- **Problem to solve**
Skip the pictures and quote all of the lines exactly.

- **Source material**
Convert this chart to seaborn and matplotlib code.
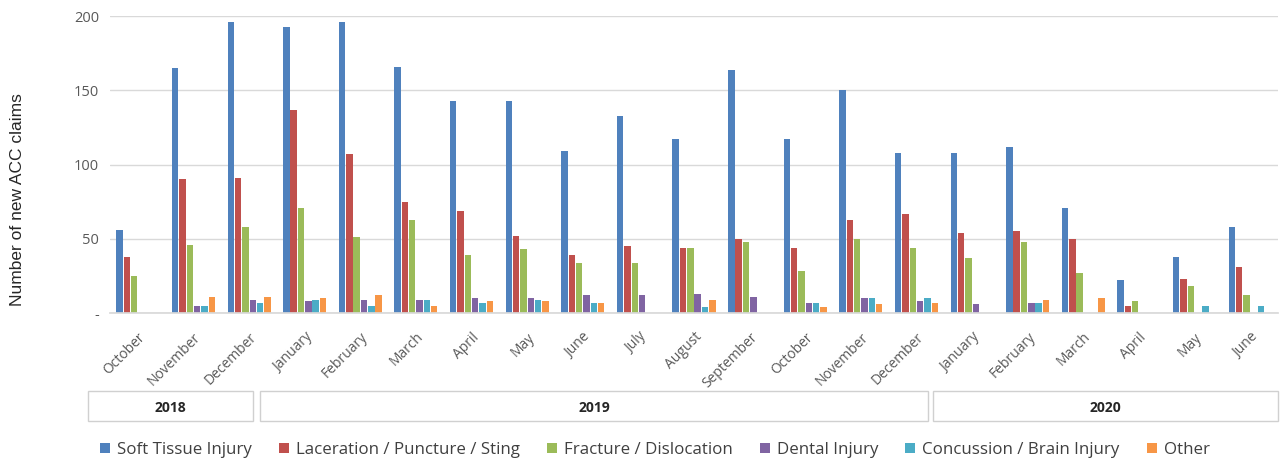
import matplotlib
matplotlib.use("Agg")
import matplotlib.pyplot as plt
from matplotlib.patches import Rectangle
import seaborn as sns
import pandas as pd

# Monthly new ACC claims by injury type, Oct 2018 - Jun 2020
months = ["October", "November", "December", "January", "February", "March",
          "April", "May", "June", "July", "August", "September", "October",
          "November", "December", "January", "February", "March", "April",
          "May", "June"]
years = ["2018"] * 3 + ["2019"] * 12 + ["2020"] * 6

soft_tissue = [56, 165, 196, 193, 196, 166, 143, 143, 109, 133, 117, 164, 117,
               150, 108, 108, 112, 71, 22, 38, 58]
laceration = [38, 90, 91, 137, 107, 75, 69, 52, 39, 45, 44, 50, 44,
              63, 67, 54, 55, 50, 5, 23, 31]
fracture = [25, 46, 58, 71, 51, 63, 39, 43, 34, 34, 44, 48, 28,
            50, 44, 37, 48, 27, 8, 18, 12]
dental = [0, 5, 9, 8, 9, 9, 10, 10, 12, 12, 13, 11, 7,
          10, 8, 6, 7, 0, 0, 0, 0]
concussion = [0, 5, 7, 9, 5, 9, 7, 9, 7, 0, 4, 0, 7,
              10, 10, 0, 7, 0, 0, 5, 5]
other = [0, 11, 11, 10, 12, 5, 8, 8, 7, 0, 9, 0, 4,
         6, 7, 0, 9, 10, 0, 0, 0]

series_names = ["Soft Tissue Injury", "Laceration / Puncture / Sting",
                "Fracture / Dislocation", "Dental Injury",
                "Concussion / Brain Injury", "Other"]
series_values = [soft_tissue, laceration, fracture, dental, concussion, other]
colors = ["#4F81BD", "#C0504D", "#9BBB59", "#8064A2", "#4BACC6", "#F79646"]

period = [f"{y}-{i:02d}" for i, y in enumerate(years)]
rows = []
for name, vals in zip(series_names, series_values):
    for p, v in zip(period, vals):
        rows.append({"period": p, "type": name, "claims": v})
df = pd.DataFrame(rows)

sns.set_theme(style="white")
plt.rcParams["font.family"] = ["Open Sans", "DejaVu Sans"]

fig = plt.figure(figsize=(12.84, 4.61), dpi=100)
ax = fig.add_axes([0.0857, 0.321, 0.9096, 0.644])

sns.barplot(data=df, x="period", y="claims", hue="type", order=period,
            hue_order=series_names, palette=colors, width=0.79, gap=0.12,
            saturation=1, linewidth=0, ax=ax, legend=True)

ax.set_xlim(-0.5, len(period) - 0.5)
ax.set_ylim(0, 200)
ax.set_yticks([0, 50, 100, 150, 200])
ax.set_yticklabels(["-", "50", "100", "150", "200"], color="#595959", fontsize=10.5)
ax.yaxis.grid(True, color="#D9D9D9", linewidth=1)
ax.set_axisbelow(True)
for side in ["top", "right", "left"]:
    ax.spines[side].set_visible(False)
ax.spines["bottom"].set_color("#D9D9D9")
ax.tick_params(axis="both", length=0, pad=8)

ax.set_xticks(range(len(period)))
ax.set_xticklabels(months, rotation=45, ha="right", rotation_mode="anchor",
                   color="#595959", fontsize=10)
ax.tick_params(axis="x", pad=12)
ax.set_xlabel("")
ax.set_ylabel("")

W, H = 1284, 461
fig.text(18 / W, 1 - 200 / H, "Number of new ACC claims", rotation=90,
         ha="center", va="center", fontsize=12.5, color="#262626",
         family=["Liberation Sans", "DejaVu Sans"])

# Year group boxes under the month labels
for label, x0, x1 in [("2018", 88, 253), ("2019", 260, 928), ("2020", 933, 1278)]:
    fig.add_artist(Rectangle((x0 / W, 1 - 421 / H), (x1 - x0) / W, 30 / H,
                             transform=fig.transFigure, fill=False,
                             edgecolor="#D0D0D0", linewidth=1))
    fig.text((x0 + x1) / 2 / W, 1 - 408 / H, label, ha="center", va="center",
             fontsize=10, fontweight="bold", color="#262626")

handles, labels = ax.get_legend_handles_labels()
ax.get_legend().remove()
fig.legend(handles, labels, loc="center", bbox_to_anchor=(0.51, 1 - 450 / H),
           ncol=6, frameon=False, fontsize=12.2, handlelength=0.6,
           handleheight=0.6, handletextpad=0.4, columnspacing=1.6,
           labelcolor="#404040")

fig.savefig("out.png", dpi=100)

- **Output**
Convert this chart to seaborn and matplotlib code.
import matplotlib
matplotlib.use("Agg")
import matplotlib.pyplot as plt
from matplotlib.patches import Rectangle
import seaborn as sns
import pandas as pd

# Monthly new ACC claims by injury type, Oct 2018 - Jun 2020
months = ["October", "November", "December", "January", "February", "March",
          "April", "May", "June", "July", "August", "September", "October",
          "November", "December", "January", "February", "March", "April",
          "May", "June"]
years = ["2018"] * 3 + ["2019"] * 12 + ["2020"] * 6

soft_tissue = [56, 165, 196, 193, 196, 166, 143, 143, 109, 133, 117, 164, 117,
               150, 108, 108, 112, 71, 22, 38, 58]
laceration = [38, 90, 91, 137, 107, 75, 69, 52, 39, 45, 44, 50, 44,
              63, 67, 54, 55, 50, 5, 23, 31]
fracture = [25, 46, 58, 71, 51, 63, 39, 43, 34, 34, 44, 48, 28,
            50, 44, 37, 48, 27, 8, 18, 12]
dental = [0, 5, 9, 8, 9, 9, 10, 10, 12, 12, 13, 11, 7,
          10, 8, 6, 7, 0, 0, 0, 0]
concussion = [0, 5, 7, 9, 5, 9, 7, 9, 7, 0, 4, 0, 7,
              10, 10, 0, 7, 0, 0, 5, 5]
other = [0, 11, 11, 10, 12, 5, 8, 8, 7, 0, 9, 0, 4,
         6, 7, 0, 9, 10, 0, 0, 0]

series_names = ["Soft Tissue Injury", "Laceration / Puncture / Sting",
                "Fracture / Dislocation", "Dental Injury",
                "Concussion / Brain Injury", "Other"]
series_values = [soft_tissue, laceration, fracture, dental, concussion, other]
colors = ["#4F81BD", "#C0504D", "#9BBB59", "#8064A2", "#4BACC6", "#F79646"]

period = [f"{y}-{i:02d}" for i, y in enumerate(years)]
rows = []
for name, vals in zip(series_names, series_values):
    for p, v in zip(period, vals):
        rows.append({"period": p, "type": name, "claims": v})
df = pd.DataFrame(rows)

sns.set_theme(style="white")
plt.rcParams["font.family"] = ["Open Sans", "DejaVu Sans"]

fig = plt.figure(figsize=(12.84, 4.61), dpi=100)
ax = fig.add_axes([0.0857, 0.321, 0.9096, 0.644])

sns.barplot(data=df, x="period", y="claims", hue="type", order=period,
            hue_order=series_names, palette=colors, width=0.79, gap=0.12,
            saturation=1, linewidth=0, ax=ax, legend=True)

ax.set_xlim(-0.5, len(period) - 0.5)
ax.set_ylim(0, 200)
ax.set_yticks([0, 50, 100, 150, 200])
ax.set_yticklabels(["-", "50", "100", "150", "200"], color="#595959", fontsize=10.5)
ax.yaxis.grid(True, color="#D9D9D9", linewidth=1)
ax.set_axisbelow(True)
for side in ["top", "right", "left"]:
    ax.spines[side].set_visible(False)
ax.spines["bottom"].set_color("#D9D9D9")
ax.tick_params(axis="both", length=0, pad=8)

ax.set_xticks(range(len(period)))
ax.set_xticklabels(months, rotation=45, ha="right", rotation_mode="anchor",
                   color="#595959", fontsize=10)
ax.tick_params(axis="x", pad=12)
ax.set_xlabel("")
ax.set_ylabel("")

W, H = 1284, 461
fig.text(18 / W, 1 - 200 / H, "Number of new ACC claims", rotation=90,
         ha="center", va="center", fontsize=12.5, color="#262626",
         family=["Liberation Sans", "DejaVu Sans"])

# Year group boxes under the month labels
for label, x0, x1 in [("2018", 88, 253), ("2019", 260, 928), ("2020", 933, 1278)]:
    fig.add_artist(Rectangle((x0 / W, 1 - 421 / H), (x1 - x0) / W, 30 / H,
                             transform=fig.transFigure, fill=False,
                             edgecolor="#D0D0D0", linewidth=1))
    fig.text((x0 + x1) / 2 / W, 1 - 408 / H, label, ha="center", va="center",
             fontsize=10, fontweight="bold", color="#262626")

handles, labels = ax.get_legend_handles_labels()
ax.get_legend().remove()
fig.legend(handles, labels, loc="center", bbox_to_anchor=(0.51, 1 - 450 / H),
           ncol=6, frameon=False, fontsize=12.2, handlelength=0.6,
           handleheight=0.6, handletextpad=0.4, columnspacing=1.6,
           labelcolor="#404040")

fig.savefig("out.png", dpi=100)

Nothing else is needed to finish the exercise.